Potentially more performant library all requires MagickImage cli to be installed before hand.

SQL database

Cogent labs using a SQL database, looked like the obvious choice.

Also, Event-Sourcing requires auto-increment ID.

Installation

Pre-requisite

  • Node v20.9.0
  • Yarn 1.22.19
  • Docker. Tested with v20.10.6
  • Docker compose. Tested with v1.19.1

Install dependencies

This project uses yarn workspace, simply run yarn at the project root folder.

Run API + Worker + DB + Shared volumes

docker compose up

Will spawn all components.

API is accessible via port 4242

Testing

We have 3 testing strategies, unit, integration and e2e. All can be ran from the root folder.

Integration and e2e requires a running DB (use docker compose up)

Unit

This strategy test the business logic/domain code by using in memory/filesystem secondary adapters. They are fast, and intended to always be running with file watching while you are programming.

yarn test
yarn test:watch

Integration

This strategy makes sure that we correctly implemented the external dependencies, such as the SQL database, in our secondary adapters.

Requires a running DB (use docker compose up)

yarn test:integration
yarn test:integration:watch

End to end (e2e)

This strategy make sure that we integrated everything correctly in our primary adapters API and Worker.

They are "end-to-end" relative to each adapter context. They are not tests from the end user/consumer perspective with all systems running.

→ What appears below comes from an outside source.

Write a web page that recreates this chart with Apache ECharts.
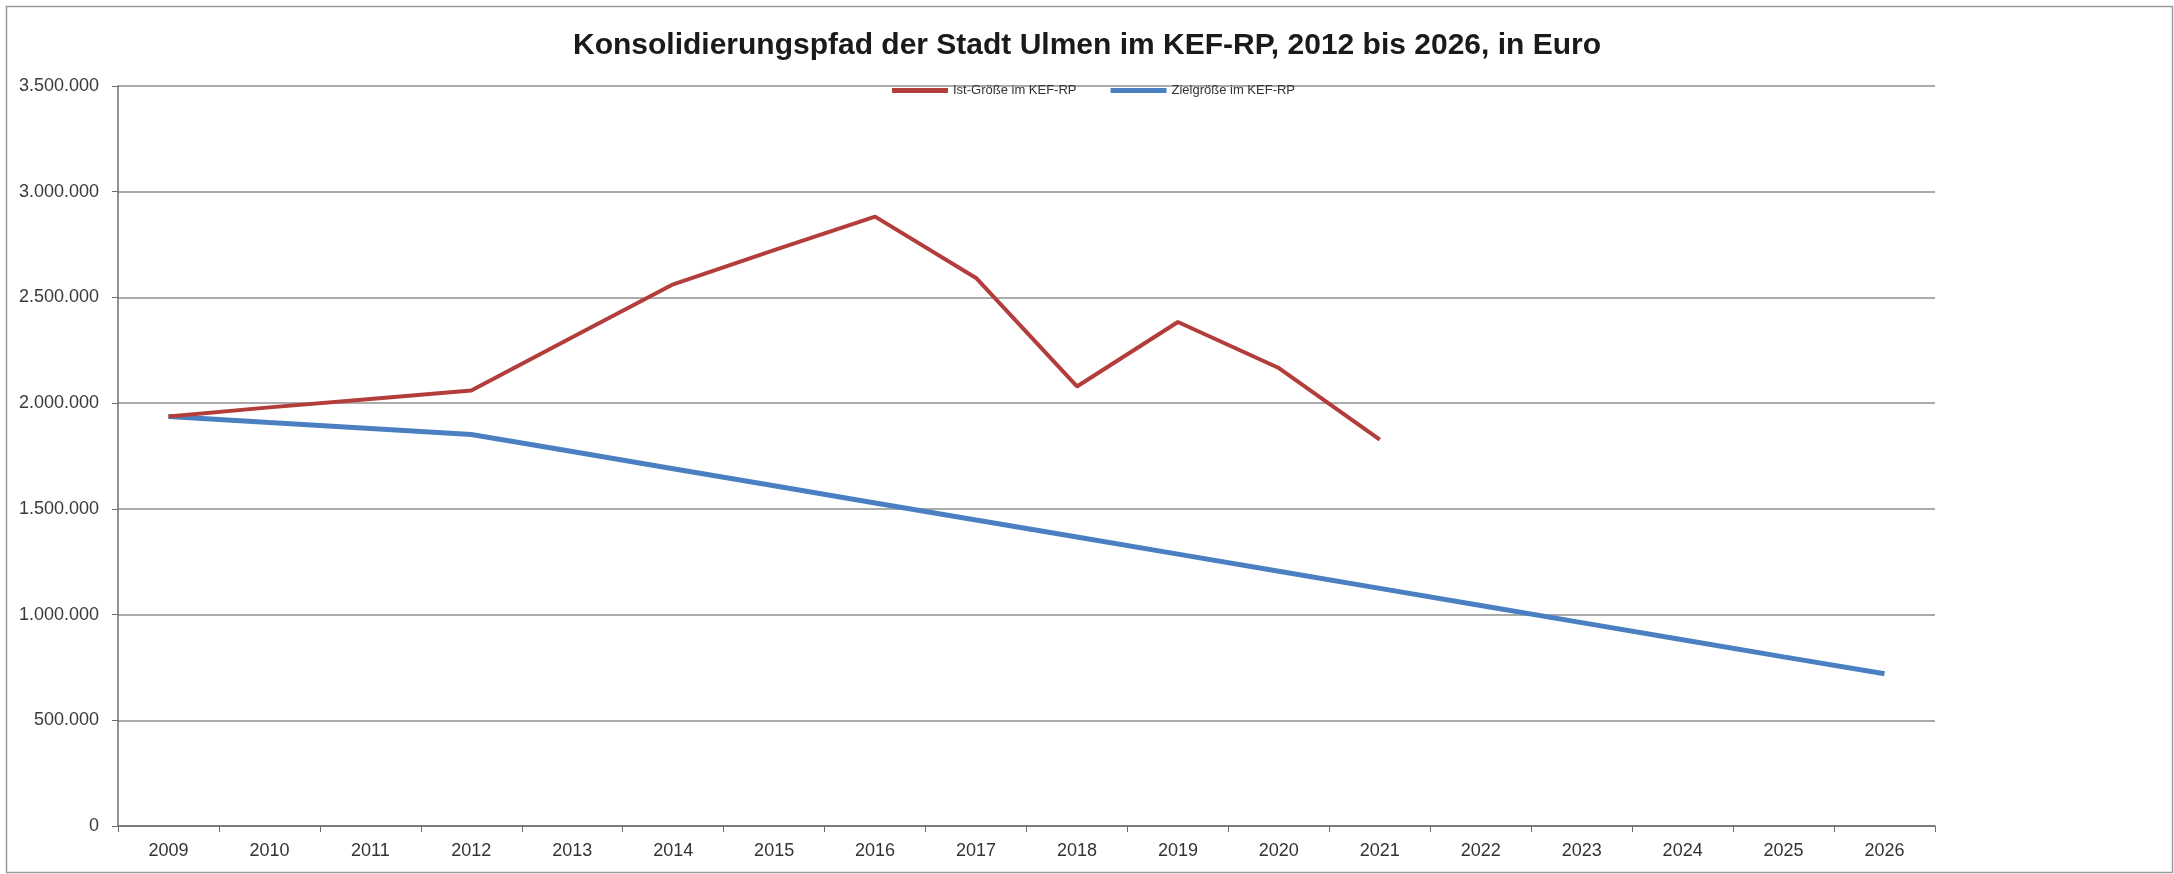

For example, API tests call all API endpoints, and ensure that we get the expected response, but does not check that the worker did what it has to do.

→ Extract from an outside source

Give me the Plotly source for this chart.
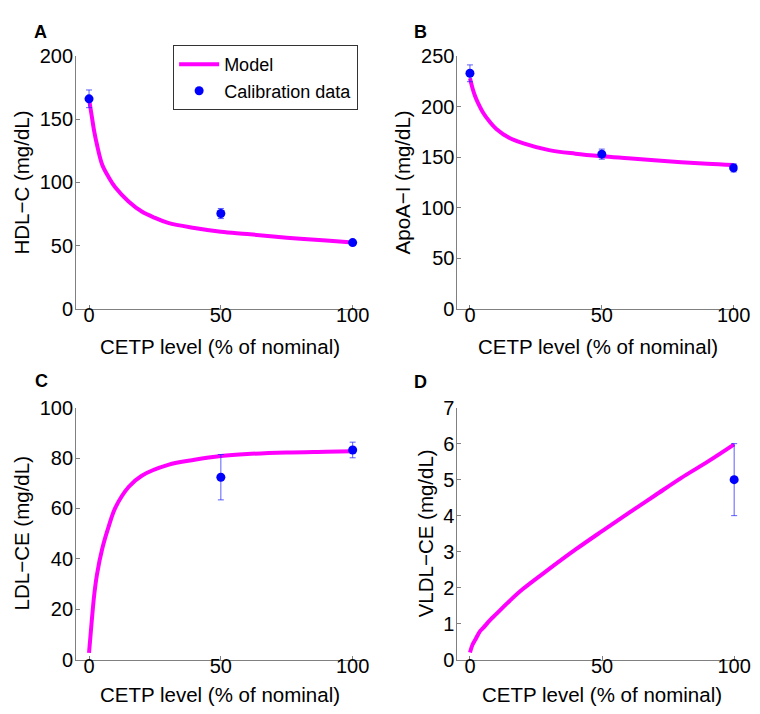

Requires a running DB (use docker compose up)

yarn test:e2e

Improvements (arbitrary order)

Features:

  • Retry mechanism for webhook delivery
  • Add reasons on error when getting job(s) status
  • Snapshots to offload processing
  • Pagination on get job (cannot be done efficiently without snapshots)
  • Handle image extensions
  • Setup OpenAPI/Swagger documentation
  • Handle all non optimistic edge cases such as when images/jobs do not exist, or external providers fails.

Codewise:

  • Improve Job data and JobEvent data attributes, probably with generic
  • Harmonise linters between domain and adapters (prettier is used in Nest applications)
  • Run "real" e2e test with containers running, and api really calling the worker
  • Add readme in domain and adapters folders

Security

  • Prevent access to worker's endpoint from outside (only other pod should be able to access it)